Don't let the fact that it's been five months since the original incident, or that the Royals had three games to respond to this aggression during the World Series, confuse you — the Royals are going to make sure Syndergaard (or, more specifically, some unknowing Mets position player) gets his comeuppance.
Carig won't even go so far as to say the Royals absolutely will retaliate or what the retaliation will be, only that is what he has heard from "sources", but Kurtenbach knows! The Royals will do evil, fiendish things, and they must be scolded for it!
What comes next is a mish-mash of ideas that somehow conflates the Royals with the demise of baseball and some argument about tribalism. Try to parse this sentence if you can.
Baseball's fade from national relevance has happened for many reasons — many outside of MLB's control — but one of the reasons baseball has become a tribal sport with little whole-league appeal is the league's widespread vigilantism.
It is like Kurtenbach had an article written on a different topic altogether, and shoe-horned the Royals in to get some clicks. Baseball is, of course, more popular than ever, at least measured by things like attendance, revenues, and local TV ratings. Kurtenbach is right that baseball is no longer the national sport it once was, but to suggest this is due to vigilantism and tribalism is....utterly ridiculous.
Baseball's slide from national attention probably began in the 1990s, if not long before, due to the rise of professional football, although it still remains the second-most popular sport in America. If there was vigilantism going on then to cause the slide, I don't recall hearing about much about it.
To suggest tribalism is somehow turning baseball into a regional, rather than national sport and this is turning younger generations off, shows a complete ignorance of other sports. Has Dietrich ever tuned in to a Saturday afternoon in the fall and seen Auburn vs. Alabama? Florida vs. Georgia? Ohio State vs. Michigan? Is college football not on the national stage? What about professional football? Bears vs. Packers? Cowboys vs. Giants? Ravens vs. Steelers? Tribalism IS sports. As I asked in the review of Chip Scarinzi's book "Diehards"
Do sports provide us an outlet to resolve cultural and political differences that might otherwise be resolved by violence?
Tribalism in sports may or may not be a good thing, but there seems to be little doubt that it is a popular aspect of sports, not one to lead to its demise.
Anyway, this is all a digression from the Kurtenbach's next point where he plays armchair psychologist. On events that have not happened yet.
The Royals have no reason to be angry at anyone, but they're out for blood in the first game of the season. Why? Probably because they think their benches-clearing brawls in April 2015 galvanized the team and set them on a course toward glory. They can't let anyone think they can get one over on them. That's some next-level bloviation.

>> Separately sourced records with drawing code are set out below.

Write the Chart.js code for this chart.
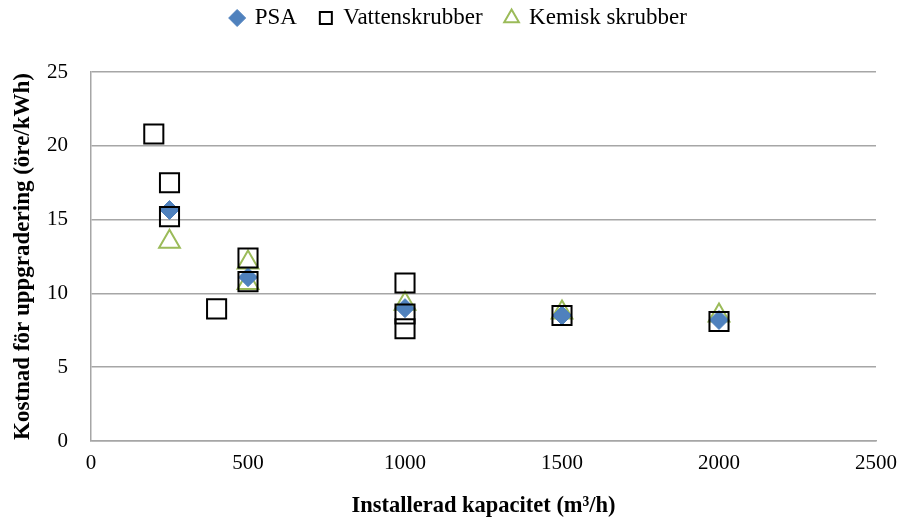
<!DOCTYPE html>
<html>
<head>
<meta charset="utf-8">
<script src="https://cdn.jsdelivr.net/npm/chart.js@4"></script>
<style>
  html, body { margin: 0; padding: 0; background: #fff; }
  #wrap { width: 907px; height: 524px; }
</style>
</head>
<body>
<div id="wrap"><canvas id="c"></canvas></div>
<script>
// Kostnad för uppgradering per kapacitet
const seriesNames = ['PSA', 'Vattenskrubber', 'Kemisk skrubber'];

const psaX = [250, 500, 1000, 1500, 2000];
const psaY = [15.65, 11.1, 9.0, 8.5, 8.2];

const vattenX = [200, 250, 250, 400, 500, 500, 1000, 1000, 1000, 1500, 2000];
const vattenY = [20.8, 17.5, 15.2, 8.95, 12.4, 10.8, 10.7, 8.6, 7.6, 8.5, 8.1];

const kemiskX = [250, 500, 500, 1000, 1500, 2000];
const kemiskY = [13.5, 12.1, 10.7, 9.3, 8.7, 8.5];

const xTicks = [0, 500, 1000, 1500, 2000, 2500];
const yTicks = [0, 5, 10, 15, 20, 25];

const toPoints = (xs, ys) => xs.map((x, i) => ({ x: x, y: ys[i] }));

const serif = '"Liberation Serif", "DejaVu Serif", serif';
const gridColor = '#a6a6a6';

new Chart(document.getElementById('c'), {
  type: 'scatter',
  data: {
    datasets: [
      {
        label: seriesNames[0],
        data: toPoints(psaX, psaY),
        pointStyle: 'rectRot',
        pointRadius: 9.5,
        pointHoverRadius: 9.5,
        backgroundColor: '#4f81bd',
        borderColor: '#4f81bd',
        borderWidth: 1,
        order: 1
      },
      {
        label: seriesNames[1],
        data: toPoints(vattenX, vattenY),
        pointStyle: 'rect',
        pointRadius: 13.5,
        pointHoverRadius: 13.5,
        backgroundColor: 'rgba(0,0,0,0)',
        borderColor: '#000000',
        borderWidth: 2,
        order: 0
      },
      {
        label: seriesNames[2],
        data: toPoints(kemiskX, kemiskY),
        pointStyle: 'triangle',
        pointRadius: 12,
        pointHoverRadius: 12,
        backgroundColor: 'rgba(255,255,255,0)',
        borderColor: '#9bbb59',
        borderWidth: 2,
        order: 2
      }
    ]
  },
  options: {
    responsive: true,
    maintainAspectRatio: false,
    animation: false,
    // legend centred a bit right of the plot, like the original
    layout: { padding: { top: -16.5, right: 26, left: 37, bottom: 0 } },
    plugins: {
      tooltip: { enabled: false },
      legend: {
        position: 'top',
        labels: {
          usePointStyle: true,
          boxWidth: 12,
          boxHeight: 12,
          padding: 23,
          color: '#000',
          font: { family: serif, size: 23 },
          sort: (a, b) => a.datasetIndex - b.datasetIndex
        }
      }
    },
    scales: {
      // empty spacer between legend and plot area
      xTop: {
        type: 'linear',
        axis: 'x',
        position: 'top',
        display: true,
        min: 0,
        max: 2500,
        grid: { display: false, drawTicks: false },
        border: { display: false },
        ticks: { display: false },
        afterFit: (axis) => { axis.height = 32.5; }
      },
      x: {
        type: 'linear',
        min: 0,
        max: 2500,
        afterBuildTicks: (axis) => { axis.ticks = xTicks.map(v => ({ value: v })); },
        afterFit: (axis) => { axis.height = 83; },
        grid: { display: false, drawTicks: false },
        border: { display: true, color: gridColor, width: 1.5 },
        ticks: {
          color: '#000',
          padding: 10,
          font: { family: serif, size: 21 },
          callback: (v) => String(v)
        },
        title: {
          display: true,
          text: 'Installerad kapacitet (m³/h)',
          color: '#000',
          padding: { top: 0, bottom: 4 },
          font: { family: serif, size: 22.5, weight: 'bold' }
        }
      },
      y: {
        min: 0,
        max: 25,
        afterBuildTicks: (axis) => { axis.ticks = yTicks.map(v => ({ value: v })); },
        afterFit: (axis) => { axis.width = 54; },
        grid: { color: gridColor, lineWidth: 1.5, drawTicks: false },
        border: { display: true, color: gridColor, width: 1.5 },
        ticks: { color: '#000', padding: 23, font: { family: serif, size: 21 } },
        title: {
          display: true,
          text: 'Kostnad för uppgradering (öre/kWh)',
          color: '#000',
          padding: { top: -28, bottom: 0 },
          font: { family: serif, size: 23, weight: 'bold' }
        }
      }
    }
  }
});
</script>
</body>
</html>
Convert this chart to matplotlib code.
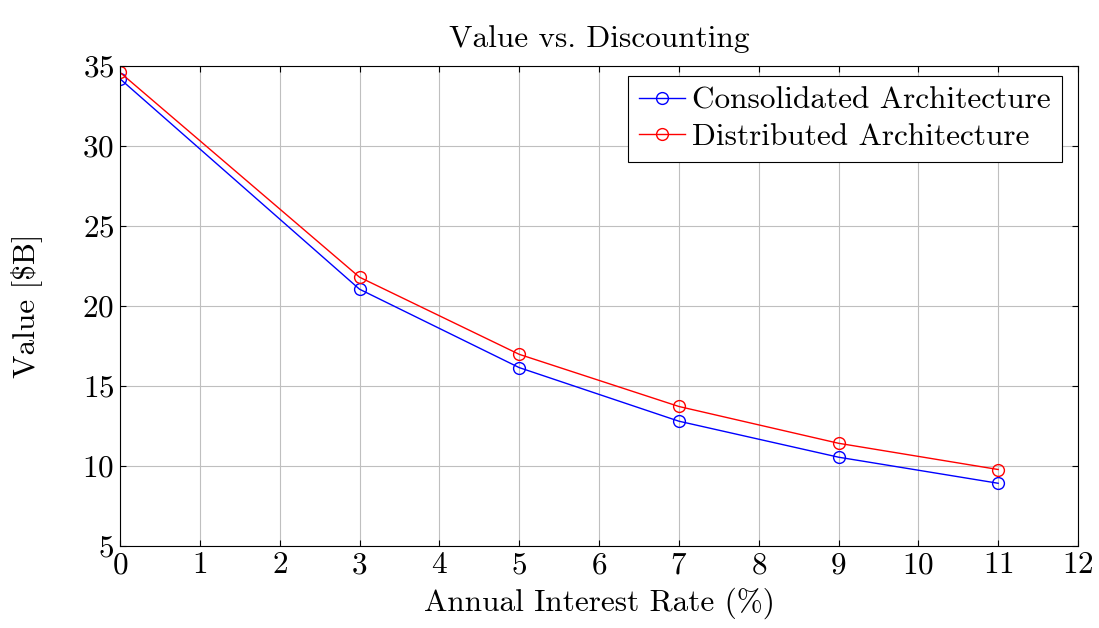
import matplotlib
matplotlib.use("Agg")
import matplotlib.pyplot as plt

plt.rcParams["font.family"] = "serif"
plt.rcParams["font.serif"] = ["cmr10", "DejaVu Serif"]
plt.rcParams["mathtext.fontset"] = "cm"
plt.rcParams["axes.formatter.use_mathtext"] = True

# data
rate = [0, 3, 5, 7, 9, 11]
consolidated = [34.2, 21.05, 16.15, 12.8, 10.55, 8.92]
distributed = [34.6, 21.8, 16.98, 13.72, 11.42, 9.78]

FS = 22.5

fig = plt.figure(figsize=(10.99, 6.28), dpi=100)
ax = fig.add_axes([0.1092, 0.1306, 0.8717, 0.7643])

ax.plot(rate, consolidated, color="blue", lw=1.0, marker="o", ms=8.5,
        mfc="none", mew=1.0, label="Consolidated Architecture")
ax.plot(rate, distributed, color="red", lw=1.0, marker="o", ms=8.5,
        mfc="none", mew=1.0, label="Distributed Architecture")

ax.set_xlim(0, 12)
ax.set_ylim(5, 35)
ax.set_xticks(range(0, 13))
ax.set_yticks(range(5, 36, 5))
ax.grid(True, color="#bfbfbf", lw=0.8)
ax.set_axisbelow(True)
ax.tick_params(direction="in", top=True, right=True, labelsize=FS, length=4,
               pad=4)
for s in ax.spines.values():
    s.set_linewidth(0.8)

ax.set_xlabel("Annual Interest Rate (%)", fontsize=FS, labelpad=6)
ax.set_ylabel(r"Value [\$B]", fontsize=FS, labelpad=29)
ax.set_title("Value vs. Discounting", fontsize=FS, pad=14)

leg = ax.legend(loc="upper right", bbox_to_anchor=(1 - 16 / 958, 1 - 10 / 480),
                fontsize=FS, fancybox=False, framealpha=1,
                edgecolor="black", handlelength=1.45, borderaxespad=0,
                handletextpad=0.25, labelspacing=0.25, borderpad=0.35)
leg.get_frame().set_linewidth(0.8)

fig.savefig("out.png", dpi=100)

Again, the Royals have not done anything yet. They haven't even said anything yet. Or "bloviated", as Dieter would put it.
Kurtenbach tries again to somehow tie this to baseball's low numbers with young people, suggesting that somehow silly controversies like Adam LaRoche's kid turn off millennials and make baseball less popular. Because we know manufactured outrage has hurt the NFL.
If there is a critique in this column, it should be a mirror to the state of journalism. A rumor with anonymous sources gets printed, another columnist treats it as fact, writes a word salad with half-baked ideas tossed on the top, and enjoys the clicks and notoriety from his hot take. Manufactured outrage is the fuel that keeps machines like ESPN going, and it is not hard for a young writer wanting to make a name for himself to see that path.
Near the end, Kurtenbach adds this:
Millenials don't have the attention spans or inclination to feign objection to a manufactured insult...
If that's true, then they should definitely take a pass on the manufactured insult produced by his column.